The horror unfolded around dawn in a quiet Bacoor neighborhood, when the 14-member team from the PNP Drug Enforcement Group’s Special Operations Unit in Calabarzon (SOU 4A) – clad in plain clothes and masks – barged into the home of Stephen, a 28-year-old resident, without so much as flashing badges or a warrant. They were hunting Stephen’s cousin Nena’s boyfriend, flagged as a high-value drug suspect. But with the target nowhere in sight – and no contraband turning up – the operation soured fast. As the group cleared the bedroom, the team leader, a police lieutenant, allegedly ordered his men out, then turned on Nena, assaulting her in a brazen act of violation. “They told me the team leader would take care of me,” Nena recounted through tears, her voice a haunting echo of betrayal.

The ordeal didn’t end there. As the officers slunk away, they rifled through drawers and pockets, snatching two cell phones (Stephen’s and his partner Dona’s), P8,000 in cash from an uncle’s room, a pair of shoes, a money box, two gold rings, motorcycle helmets, and even the family’s scooter. Left in the wreckage were Nena’s grandparents, who had been roused from sleep, and a household shattered by fear and loss. Nena, who insisted her boyfriend was no drug kingpin – just a guy pinched in 2019 for a coin-toss gambling bust that snowballed into a drug rap – now grapples with trauma that no raid justification can erase.

Swift backlash followed. By Sunday, eight of the suspects – including the lieutenant – were nabbed at their Calamba City outpost, their alibis crumbling under questioning. They copped to the raid but shrugged off arrests or reports with a chilling “None” and “No.” The remaining six are ghosts on the run, their faces plastered on wanted posters. Monday brought criminal charges: Robbery in band at the Bacoor prosecutor’s door, plus a separate rape count laser-focused on the lieutenant. Come Tuesday, the victims escalated to the National Police Commission (Napolcom), filing for grave misconduct and conduct unbecoming – a formal bid to strip badges and pensions if guilt sticks.

PNP brass moved quick to contain the blaze. DEG Director Brig. Gen. Elmer Ragay yanked the entire crew, plus their commander (a police colonel caught in the command-responsibility net), sidelining them pending probes. Bacoor police chief Lt. Col. Alexie Desamito, briefing reporters with a steely gaze, laid bare the officers’ stonewalling: “They admitted the operation but said they didn’t catch anyone.” Napolcom’s Atty. Rafael Calinisan, outlining the path ahead, vowed a preliminary sniff test: If probable cause sniffs foul, full-blown admin raps head to the Legal Affairs Service, where hearings could drag but justice – hopefully – lands hard.

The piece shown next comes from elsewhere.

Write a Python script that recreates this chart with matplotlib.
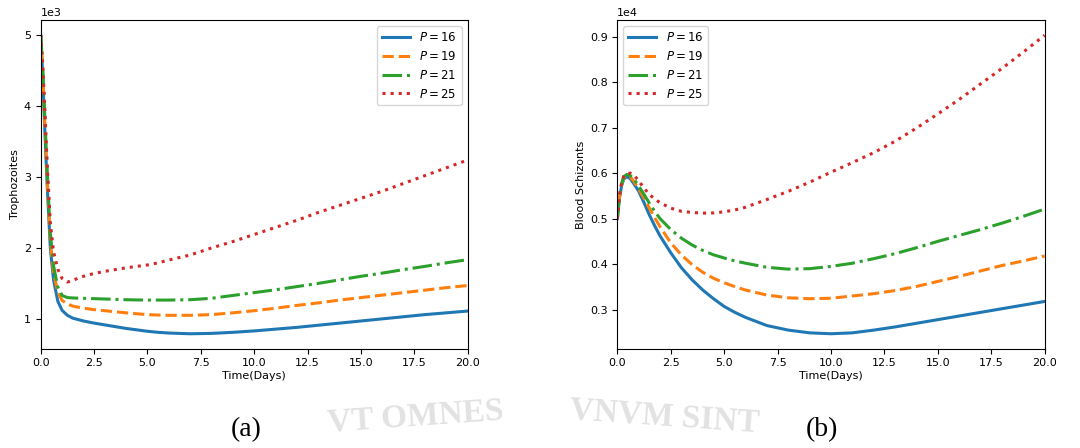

For Stephen and Dona, the fight’s personal: “We just want them held accountable,” Stephen said, clutching the complaint papers like a shield. Nena’s silence speaks volumes, her world upended by those sworn to protect it. This isn’t the first stain on the DEG’s ledger – whispers of a similar Cavite student assault linger from last week – but it cuts deep, a stark reminder that unchecked power in the shadows of “war on drugs” ops can turn guardians into predators. As probes grind on, one question hangs heavy: How many more doors will slam open before trust rebuilds? For now, in Bacoor’s tight-knit streets, the knock at dawn means terror, not safety.